— start Information supplied —

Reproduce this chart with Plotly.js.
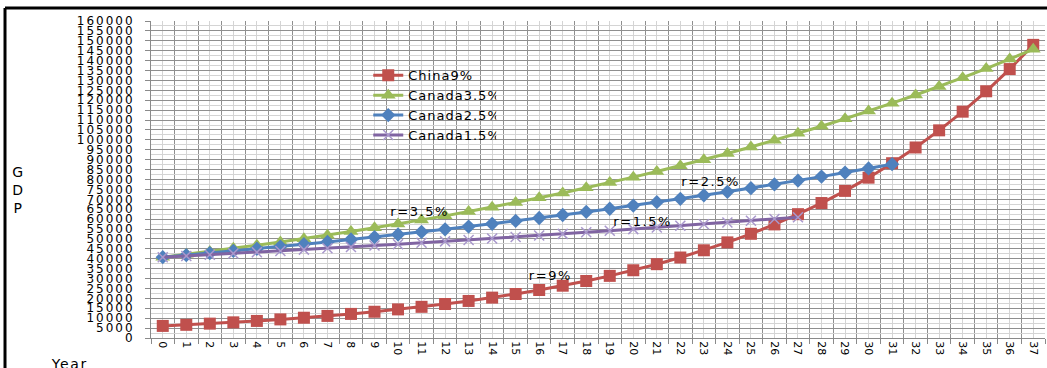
<!DOCTYPE html>
<html>
<head>
<meta charset="utf-8">
<script src="https://cdn.plot.ly/plotly-3.0.1.min.js"></script>
<style>
html,body{margin:0;padding:0;background:#fff;}
#chart{width:1047px;height:368px;}
#chart .ytick text{letter-spacing:2px;}
#chart .legendtext{letter-spacing:1px;}
#chart .annotation-text{letter-spacing:1.6px;}
</style>
</head>
<body>
<div id="chart"></div>
<script>
// Years (categories)
const years = [0,1,2,3,4,5,6,7,8,9,10,11,12,13,14,15,16,17,18,19,20,21,22,23,24,25,26,27,28,29,30,31,32,33,34,35,36,37];
const yearLabels = years.map(String);

// Series values
const china9 = [6100,6650,7250,7900,8610,9390,10230,11150,12160,13250,14440,15740,17160,18700,20380,22220,24220,26400,28770,31360,34190,37260,40620,44270,48260,52600,57340,62500,68120,74250,80930,88220,96160,104810,114240,124530,135730,147950];
const canada35 = [40800,42230,43710,45240,46820,48460,50150,51910,53730,55610,57550,59570,61650,63810,66040,68350,70750,73220,75790,78440,81180,84030,86970,90010,93160,96420,99800,103290,106900,110650,114520,118530,122670,126970,131410,136010,140770,145700];
const canada25 = [40800,41820,42870,43940,45040,46160,47320,48500,49710,50950,52230,53530,54870,56240,57650,59090,60570,62080,63630,65230,66860,68530,70240,72000,73800,75640,77530,79470,81460,83490,85580,87720];
const canada15 = [40800,41410,42030,42660,43300,43950,44610,45280,45960,46650,47350,48060,48780,49510,50260,51010,51770,52550,53340,54140,54950,55780,56610,57460,58320,59200,60090,60990];

const seriesNames = ["China9%","Canada3.5%","Canada2.5%","Canada1.5%"];
const annotationLabels = ["r=3.5%","r=2.5%","r=1.5%","r=9%"];

const yTicks = [];
for (let v = 0; v <= 160000; v += 5000) yTicks.push(v);
const boundaries = years.map(y => y - 0.5).concat([years[years.length-1] + 0.5]);

const FONT = "DejaVu Sans, Verdana, sans-serif";

const traces = [
  {x: years.slice(0, china9.length), y: china9, name: seriesNames[0], type: "scatter", mode: "lines+markers",
   line: {color: "#C0504D", width: 3}, marker: {symbol: "square", size: 12, color: "#C0504D"}},
  {x: years.slice(0, canada35.length), y: canada35, name: seriesNames[1], type: "scatter", mode: "lines+markers",
   line: {color: "#9BBB59", width: 3}, marker: {symbol: "triangle-up", size: 13, color: "#9BBB59"}},
  {x: years.slice(0, canada25.length), y: canada25, name: seriesNames[2], type: "scatter", mode: "lines+markers",
   line: {color: "#4F81BD", width: 3}, marker: {symbol: "diamond", size: 11, color: "#4F81BD"}},
  {x: years.slice(0, canada15.length), y: canada15, name: seriesNames[3], type: "scatter", mode: "lines+markers",
   line: {color: "#8064A2", width: 3}, marker: {symbol: "x-thin", size: 10, color: "#a998cc", line: {color: "#a998cc", width: 1.5}}}
];

const layout = {
  width: 1047, height: 368,
  margin: {l: 151, r: 2, t: 21, b: 30, pad: 0},
  paper_bgcolor: "#ffffff", plot_bgcolor: "#ffffff",
  font: {family: FONT, color: "#000000", size: 12},
  showlegend: true,
  legend: {x: 0.243, y: 0.876, xanchor: "left", yanchor: "top", bgcolor: "rgba(0,0,0,0)",
           font: {family: FONT, size: 13, color: "#000"}, tracegroupgap: 0, itemwidth: 30},
  xaxis: {
    type: "linear", range: [-0.5, 37.5], fixedrange: true,
    tickmode: "array", tickvals: years, ticktext: yearLabels, tickangle: 90,
    tickfont: {family: FONT, size: 11, color: "#000"},
    ticks: "", showgrid: true, gridcolor: "#d4d4d4", gridwidth: 1,
    zeroline: false, showline: true, linecolor: "#8a8a8a", linewidth: 1,
    minor: {tickmode: "array", tickvals: boundaries, ticks: "outside", ticklen: 5, tickcolor: "#8a8a8a",
            showgrid: true, gridcolor: "#8f8f8f", gridwidth: 1}
  },
  yaxis: {
    range: [0, 160000], fixedrange: true,
    tickmode: "array", tickvals: yTicks, ticktext: yTicks.map(String),
    tickfont: {family: FONT, size: 12, color: "#000"},
    ticks: "outside", ticklen: 5, tickcolor: "#8a8a8a", ticklabelstandoff: 8,
    showgrid: true, gridcolor: "#8f8f8f", gridwidth: 1,
    zeroline: false, showline: true, linecolor: "#8a8a8a", linewidth: 1,
    minor: {dtick: 2500, tick0: 0, showgrid: true, gridcolor: "#d4d4d4", gridwidth: 1, ticks: ""}
  },
  annotations: [
    {text: annotationLabels[0], x: 10.9, y: 63600, xref: "x", yref: "y", showarrow: false, xanchor: "center", yanchor: "middle", font: {family: FONT, size: 13}},
    {text: annotationLabels[1], x: 23.3, y: 78800, xref: "x", yref: "y", showarrow: false, xanchor: "center", yanchor: "middle", font: {family: FONT, size: 13}},
    {text: annotationLabels[2], x: 20.4, y: 59000, xref: "x", yref: "y", showarrow: false, xanchor: "center", yanchor: "middle", font: {family: FONT, size: 13}},
    {text: annotationLabels[3], x: 16.5, y: 31800, xref: "x", yref: "y", showarrow: false, xanchor: "center", yanchor: "middle", font: {family: FONT, size: 13}},
    {text: "G<br>D<br>P", x: -0.1477, y: 0.467, xref: "paper", yref: "paper", xanchor: "center", yanchor: "middle",
     showarrow: false, align: "center", font: {family: FONT, size: 14}},
    {text: "Year", x: -0.0917, y: -0.0505, xref: "paper", yref: "paper", xanchor: "center", yanchor: "top",
     showarrow: false, font: {family: FONT, size: 14}}
  ],
  shapes: [
    {type: "line", xref: "paper", yref: "paper", x0: -0.1633, x1: 1.01, y0: 1.041, y1: 1.041, line: {color: "#000", width: 3}},
    {type: "line", xref: "paper", yref: "paper", x0: -0.1633, x1: -0.1633, y0: 1.041, y1: -0.2, line: {color: "#000", width: 3}}
  ]
};

Plotly.newPlot("chart", traces, layout, {displayModeBar: false, staticPlot: true});
</script>
</body>
</html>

— end Information supplied —

■ Short task: Skip the pictures, please, and transcribe only the lines from the beginning of the material through the one that contains "const yearLabels = years.map(String);".

■ Result:
Reproduce this chart with Plotly.js.
<!DOCTYPE html>
<html>
<head>
<meta charset="utf-8">
<script src="https://cdn.plot.ly/plotly-3.0.1.min.js"></script>
<style>
html,body{margin:0;padding:0;background:#fff;}
#chart{width:1047px;height:368px;}
#chart .ytick text{letter-spacing:2px;}
#chart .legendtext{letter-spacing:1px;}
#chart .annotation-text{letter-spacing:1.6px;}
</style>
</head>
<body>
<div id="chart"></div>
<script>
// Years (categories)
const years = [0,1,2,3,4,5,6,7,8,9,10,11,12,13,14,15,16,17,18,19,20,21,22,23,24,25,26,27,28,29,30,31,32,33,34,35,36,37];
const yearLabels = years.map(String);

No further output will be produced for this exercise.